_WHAT IS NEEDED_
Repeat exactly the lines running from the first line of the data to the line containing "0.092, 0.108, 0.19]", both ends included, and nothing else; drop the pictures.

_AVAILABLE DATA_

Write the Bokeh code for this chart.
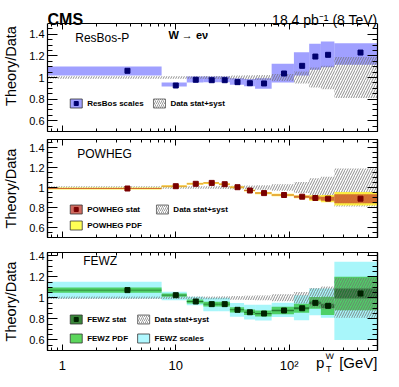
import numpy as np
from bokeh.plotting import figure
from bokeh.layouts import column
from bokeh.models import (Range1d, LinearAxis, LogAxis, FixedTicker, SingleIntervalTicker,
                          CustomJSTickFormatter)
from bokeh.core.properties import value
from bokeh.embed import file_html
from bokeh.resources import INLINE

# ---------------- data ----------------
bin_edges = [0, 7.5, 12.5, 17.5, 24, 30, 40, 50, 70, 110, 150, 190, 250, 600]
data_unc = [0.012, 0.012, 0.012, 0.013, 0.014, 0.018, 0.02, 0.022, 0.033, 0.055, 0.092, 0.108, 0.19]

resbos = [1.062, 0.926, 0.979, 0.975, 0.975, 0.957, 0.947, 0.945, 1.037, 1.108, 1.194, 1.21, 1.231]
resbos_lo = [1.018, 0.917, 0.954, 0.955, 0.955, 0.932, 0.92, 0.895, 0.954, 1.019, 1.071, 1.095, 1.118]
resbos_hi = [1.102, 0.954, 1.009, 1.01, 1.01, 0.994, 0.985, 0.994, 1.127, 1.234, 1.312, 1.333, 1.318]

powheg = [0.99, 1.013, 1.037, 1.046, 1.033, 1.003, 0.97, 0.944, 0.925, 0.908, 0.895, 0.888, 0.888]
powheg_stat = [0.004, 0.004, 0.004, 0.004, 0.004, 0.004, 0.005, 0.005, 0.006, 0.01, 0.015, 0.02, 0.045]
powheg_pdf = [0.01, 0.01, 0.01, 0.01, 0.01, 0.01, 0.01, 0.011, 0.012, 0.015, 0.027, 0.036, 0.067]

fewz = [1.073, 1.025, 0.965, 0.94, 0.94, 0.886, 0.863, 0.851, 0.88, 0.901, 0.952, 0.924, 1.041]
fewz_stat = [0.004, 0.004, 0.004, 0.004, 0.004, 0.005, 0.005, 0.006, 0.007, 0.01, 0.012, 0.02, 0.048]
fewz_pdf = [0.025, 0.015, 0.018, 0.022, 0.022, 0.025, 0.027, 0.028, 0.035, 0.043, 0.055, 0.087, 0.16]
fewz_scale_lo = [0.994, 0.978, 0.93, 0.873, 0.873, 0.82, 0.795, 0.785, 0.819, 0.787, 0.835, 0.81, 0.60]
fewz_scale_hi = [1.152, 1.057, 1.01, 1.0, 1.0, 0.95, 0.935, 0.935, 0.952, 1.025, 1.089, 1.089, 1.343]

x_major_ticks = [1, 10, 100]
x_tick_labels = ["1", "10", "10\u00b2"]
x_minor_ticks = [0.8, 0.9, 2, 3, 4, 5, 6, 7, 8, 9, 20, 30, 40, 50, 60, 70, 80, 90, 200, 300, 400, 500, 600]

# ---------------- layout ----------------
FONT = "Liberation Sans"
X_LO, X_HI = 0.74, 600.0
ROOT_TOP = -1          # where the layout's first row lands in the photographed page
BL, BR = 44, 8
FRAME_W = 333
W = BL + FRAME_W + BR
FRAME_LEFT_PX = 50     # frame's left edge in page pixels
LOGLO, LOGHI = np.log10(X_LO), np.log10(X_HI)

lefts = [max(e, X_LO) for e in bin_edges[:-1]]
rights = bin_edges[1:]
centers = [(a + b) / 2 for a, b in zip(bin_edges[:-1], bin_edges[1:])]
data_lo = [1 - u for u in data_unc]
data_hi = [1 + u for u in data_unc]


def xd(px):
    return 10 ** (LOGLO + (px - FRAME_LEFT_PX) / FRAME_W * (LOGHI - LOGLO))


def yd(py, frame_top, frame_h, ylo, yhi):
    return yhi - (py - frame_top) / frame_h * (yhi - ylo)


def hide_labels(ax):
    ax.major_label_text_font_size = "1px"
    ax.major_label_text_alpha = 0
    ax.major_label_standoff = 0


def text_strip(height):
    """A bare figure (no axes) used for text lying outside the panels' frames."""
    p = figure(x_axis_type="log", x_range=Range1d(X_LO, X_HI), y_range=Range1d(0, height),
               width=W, height=height, min_border=0, min_border_left=BL, min_border_right=BR,
               min_border_top=0, min_border_bottom=0,
               x_axis_location=None, y_axis_location=None,
               output_backend="svg", toolbar_location=None,
               background_fill_color="white", border_fill_color="white")
    p.grid.visible = False
    p.outline_line_color = None
    return p


def strip_text(p, top_px, height, px, py, text, size, style="normal", align="left",
               baseline="alphabetic"):
    y = height - (py - top_px)
    p.text(x=[xd(px)], y=[y], text=[text], text_font=value(FONT), text_font_size=size,
           text_font_style=style, text_align=align, text_baseline=baseline, text_color="black")


def make_panel(ylo, yhi, height, b_top, b_bot, y_view_hi=None):
    """y_view_hi > yhi extends the frame upwards (room for the header texts);
    the box and ticks are then bounded to [ylo, yhi] by the axes."""
    extended = y_view_hi is not None
    p = figure(x_axis_type="log", x_range=Range1d(X_LO, X_HI),
               y_range=Range1d(ylo, y_view_hi if extended else yhi),
               width=W, height=height,
               min_border_left=BL, min_border_right=BR, min_border_top=b_top, min_border_bottom=b_bot,
               output_backend="svg", toolbar_location=None,
               background_fill_color="white", border_fill_color="white")
    p.grid.visible = False
    if extended:
        p.outline_line_color = None
    else:
        p.outline_line_color = "black"
        p.outline_line_width = 1.2

    xt = FixedTicker(ticks=x_major_ticks, minor_ticks=x_minor_ticks)
    top_ax = LogAxis(fixed_location=yhi) if extended else LogAxis()
    p.add_layout(top_ax, "above")
    for ax in [p.below[0], top_ax]:
        ax.ticker = xt
        ax.major_tick_in = 6
        ax.major_tick_out = 0
        ax.minor_tick_in = 3
        ax.minor_tick_out = 0
        ax.axis_line_color = "black"
        ax.axis_line_width = 1.2
        ax.major_tick_line_color = "black"
        ax.minor_tick_line_color = "black"
        hide_labels(ax)

    yt = SingleIntervalTicker(interval=0.2, num_minor_ticks=4)
    right_ax = LinearAxis()
    p.add_layout(right_ax, "right")
    for ax in [p.left[0], right_ax]:
        ax.ticker = yt
        ax.major_tick_in = 10
        ax.major_tick_out = 0
        ax.minor_tick_in = 5
        ax.minor_tick_out = 0
        ax.axis_line_color = "black"
        ax.axis_line_width = 1.2
        ax.major_tick_line_color = "black"
        ax.minor_tick_line_color = "black"
        if extended:
            ax.bounds = (ylo, yhi)
    hide_labels(right_ax)
    l = p.left[0]
    l.formatter = CustomJSTickFormatter(code="return String(Math.round(tick*10)/10);")
    l.major_label_text_font_size = "11px"
    l.major_label_text_font = FONT
    l.major_label_text_color = "black"
    l.major_label_standoff = 3
    l.axis_label = "Theory/Data"
    l.axis_label_text_font = FONT
    l.axis_label_text_font_size = "14.5px"
    l.axis_label_text_font_style = "normal"
    l.axis_label_text_color = "black"
    l.axis_label_standoff = 7
    return p


def data_band(p):
    p.quad(left=lefts, right=rights, bottom=data_lo, top=data_hi, fill_alpha=0,
           hatch_pattern="/", hatch_color="#707070", hatch_scale=5, hatch_weight=0.8,
           line_color=None)


def legend_item(p, px, py, geo, label, fill=None, alpha=1.0, hatch=False, marker=None):
    y = yd(py, *geo)
    x = xd(px + 6)
    if hatch:
        p.rect(x=[x], y=[y], width=12, height=9, width_units="screen", height_units="screen",
               fill_alpha=0, hatch_pattern="/", hatch_color="#707070", hatch_scale=4,
               hatch_weight=0.7, line_color="#555555", line_width=0.8)
    else:
        p.rect(x=[x], y=[y], width=12, height=9, width_units="screen", height_units="screen",
               fill_color=fill, fill_alpha=alpha, line_color="#333333", line_width=0.8)
    if marker:
        p.scatter(x=[x], y=[y], marker="square", size=4, color=marker)
    p.text(x=[xd(px + 17)], y=[y], text=[label], text_font=value(FONT),
           text_font_size="8px", text_font_style="bold", text_baseline="middle",
           text_color="black")


def frame_text(p, px, py, geo, text, size, style="normal", align="left", baseline="middle"):
    p.text(x=[xd(px)], y=[yd(py, *geo)], text=[text], text_font=value(FONT), text_font_size=size,
           text_font_style=style, text_align=align, text_baseline=baseline, text_color="black")


# ---------------- panel 1: ResBos-P (frame extended upwards to hold the header) ----------------
Y1 = (0.5, 1.5)
G1 = (22, 108, Y1[0], Y1[1])
Y1_VIEW_HI = yd(ROOT_TOP, *G1)
p1 = make_panel(Y1[0], Y1[1], (130 - ROOT_TOP) + 4, 0, 4, y_view_hi=Y1_VIEW_HI)
p1.quad(left=lefts, right=rights, bottom=resbos_lo, top=resbos_hi, fill_color="#7777ff",
        fill_alpha=0.7, line_color=None)
data_band(p1)
p1.scatter(centers, resbos, marker="square", size=5, color="#00006e")
frame_text(p1, 50, 18, G1, "CMS", "16px", style="bold", baseline="alphabetic")
frame_text(p1, 383, 18, G1, "18.4 pb\u207b\u00b9 (8 TeV)", "14px", align="right",
           baseline="alphabetic")
frame_text(p1, 78, 36, G1, "ResBos-P", "12px")
frame_text(p1, 172, 33, G1, "W \u2192 e\u03bd", "11px", style="bold")
legend_item(p1, 73, 102, G1, "ResBos scales", fill="#7777ff", alpha=0.7, marker="#00006e")
legend_item(p1, 157, 102, G1, "Data stat+syst", hatch=True)

# ---------------- panel 2: POWHEG ----------------
Y2 = (0.5, 1.48)
G2 = (138, 98, Y2[0], Y2[1])
p2 = make_panel(Y2[0], Y2[1], 4 + 98 + 4, 4, 4)
data_band(p2)
p2.quad(left=lefts, right=rights, bottom=[v - e for v, e in zip(powheg, powheg_pdf)],
        top=[v + e for v, e in zip(powheg, powheg_pdf)], fill_color="#ffee33", fill_alpha=0.9,
        line_color=None)
p2.quad(left=lefts, right=rights, bottom=[v - e for v, e in zip(powheg, powheg_stat)],
        top=[v + e for v, e in zip(powheg, powheg_stat)], fill_color="#c0392b", fill_alpha=0.7,
        line_color=None)
p2.scatter(centers, powheg, marker="square", size=5, color="#7a0000")
frame_text(p2, 80, 152.7, G2, "POWHEG", "12px")
legend_item(p2, 73, 208, G2, "POWHEG stat", fill="#c0392b", alpha=0.75, marker="#7a0000")
legend_item(p2, 160, 208, G2, "Data stat+syst", hatch=True)
legend_item(p2, 73, 224, G2, "POWHEG PDF", fill="#ffff55", alpha=1.0)

# ---------------- panel 3: FEWZ ----------------
Y3 = (0.5, 1.43)
G3 = (251, 98, Y3[0], Y3[1])
p3 = make_panel(Y3[0], Y3[1], 11 + 98 + 3, 11, 3)
p3.quad(left=lefts, right=rights, bottom=fewz_scale_lo, top=fewz_scale_hi, fill_color="#a8f6fa",
        fill_alpha=1.0, line_color=None)
p3.quad(left=lefts, right=rights, bottom=[v - e for v, e in zip(fewz, fewz_pdf)],
        top=[v + e for v, e in zip(fewz, fewz_pdf)], fill_color="#44cc55", fill_alpha=0.9,
        line_color=None)
p3.quad(left=lefts, right=rights, bottom=[v - e for v, e in zip(fewz, fewz_stat)],
        top=[v + e for v, e in zip(fewz, fewz_stat)], fill_color="#1f6e2a", fill_alpha=0.9,
        line_color=None)
data_band(p3)
p3.scatter(centers, fewz, marker="square", size=5, color="#002200")
frame_text(p3, 86, 259.3, G3, "FEWZ", "12px")
legend_item(p3, 73, 318, G3, "FEWZ stat", fill="#3a873a", alpha=1.0, marker="#002200")
legend_item(p3, 141, 318, G3, "Data stat+syst", hatch=True)
legend_item(p3, 73, 337, G3, "FEWZ PDF", fill="#5cd65c", alpha=1.0)
legend_item(p3, 141, 337, G3, "FEWZ scales", fill="#b0f8ff", alpha=1.0)

# ---------------- footer: x tick labels and x title ----------------
FOOT_TOP, FOOT_H = 352, 26
foot = text_strip(FOOT_H)
foot.text(x=x_major_ticks, y=[FOOT_H - (363.5 - FOOT_TOP)] * len(x_major_ticks),
          text=x_tick_labels, text_font=value(FONT), text_font_size="13px",
          text_align="center", text_baseline="middle", text_color="black")
strip_text(foot, FOOT_TOP, FOOT_H, 321, 361, "p", "15px")
strip_text(foot, FOOT_TOP, FOOT_H, 330.5, 354, "W", "9px")
strip_text(foot, FOOT_TOP, FOOT_H, 331, 367, "T", "9px")
strip_text(foot, FOOT_TOP, FOOT_H, 383, 361, "[GeV]", "15px", align="right")

layout = column(p1, p2, p3, foot)
open("out.html", "w").write(file_html(layout, INLINE))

_RESPONSE TO THIS EXERCISE_
Write the Bokeh code for this chart.
import numpy as np
from bokeh.plotting import figure
from bokeh.layouts import column
from bokeh.models import (Range1d, LinearAxis, LogAxis, FixedTicker, SingleIntervalTicker,
                          CustomJSTickFormatter)
from bokeh.core.properties import value
from bokeh.embed import file_html
from bokeh.resources import INLINE

# ---------------- data ----------------
bin_edges = [0, 7.5, 12.5, 17.5, 24, 30, 40, 50, 70, 110, 150, 190, 250, 600]
data_unc = [0.012, 0.012, 0.012, 0.013, 0.014, 0.018, 0.02, 0.022, 0.033, 0.055, 0.092, 0.108, 0.19]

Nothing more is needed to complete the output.